Mmegi has learnt that earlier last week Wednesday, BOPEU general secretary Topias Marenga briefed some of the staff members about the developments citing that the four percent increase added more costs to the organisation’s wage bill. However in an interview with Mmegi last week Wednesday, Marenga denied the allegations.

“I am not aware of those developments and cannot comment further,” he said. The move is unlawful at it is unilateral change of terms of the contract of employment, as the employees had legitimate expectation, one labour lawyer observed.

 “In law, there is a principle called legitimate expectation. The conduct of the employer is actionable in law,” the lawyer said.  In 2017, BOPEU restructured their organisational chart and introduced a new one in which a new pay structure of four percent was introduced effective beginning of November. According to sources within BOPEU, procedure was followed as the transition was explained.  Then Kahiya & Associates was engaged as consultants to carry out the process. 

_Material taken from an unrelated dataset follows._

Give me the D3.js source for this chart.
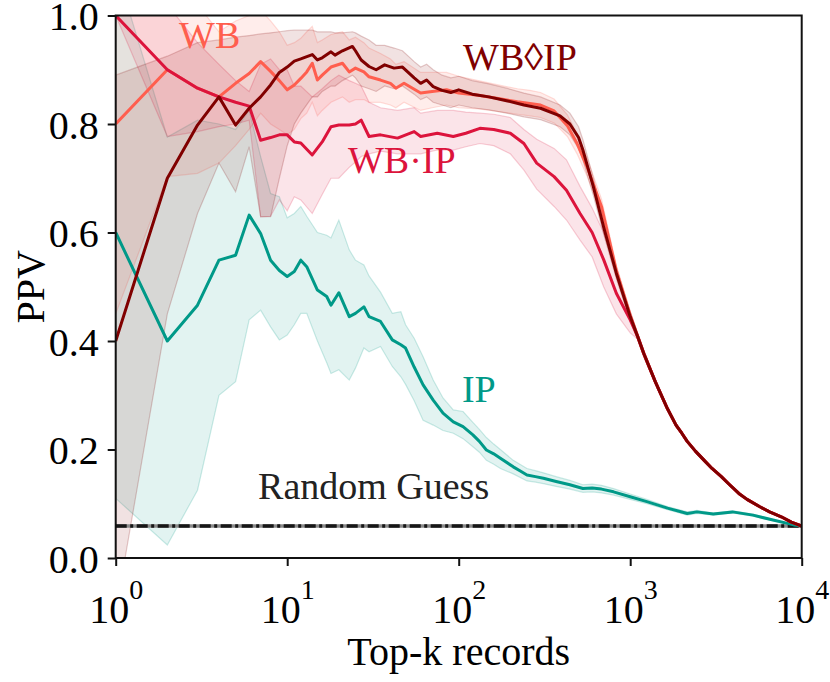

Mmegi has gathered that through letters dated January 20, 2018, employees were informed of their new salaries as a result of the exercise above and confirming the averments made at the staff meeting aforestated.  “It is important to note that the said letter was made after the new salary was implemented with the December 2017 payslip having already reflected the change and back pays included therein,” said a source within the organisation.

According to reliable sources, last month a section of the board led by the president, Masego Mogwera and first deputy president, Martin Gabobake moved to have the salary changes reversed. As a result employees were informed of the impending change under the guise of consultation. 

“A letter authored by the first deputy president to the general secretary exists in which he directs that salary changes should be reversed,” said the source, adding that, “this is notwithstanding that he knew of the changes for the last eight months.  This will result in some employees having their salaries slashed in half while others maybe be faced with financial ruin”.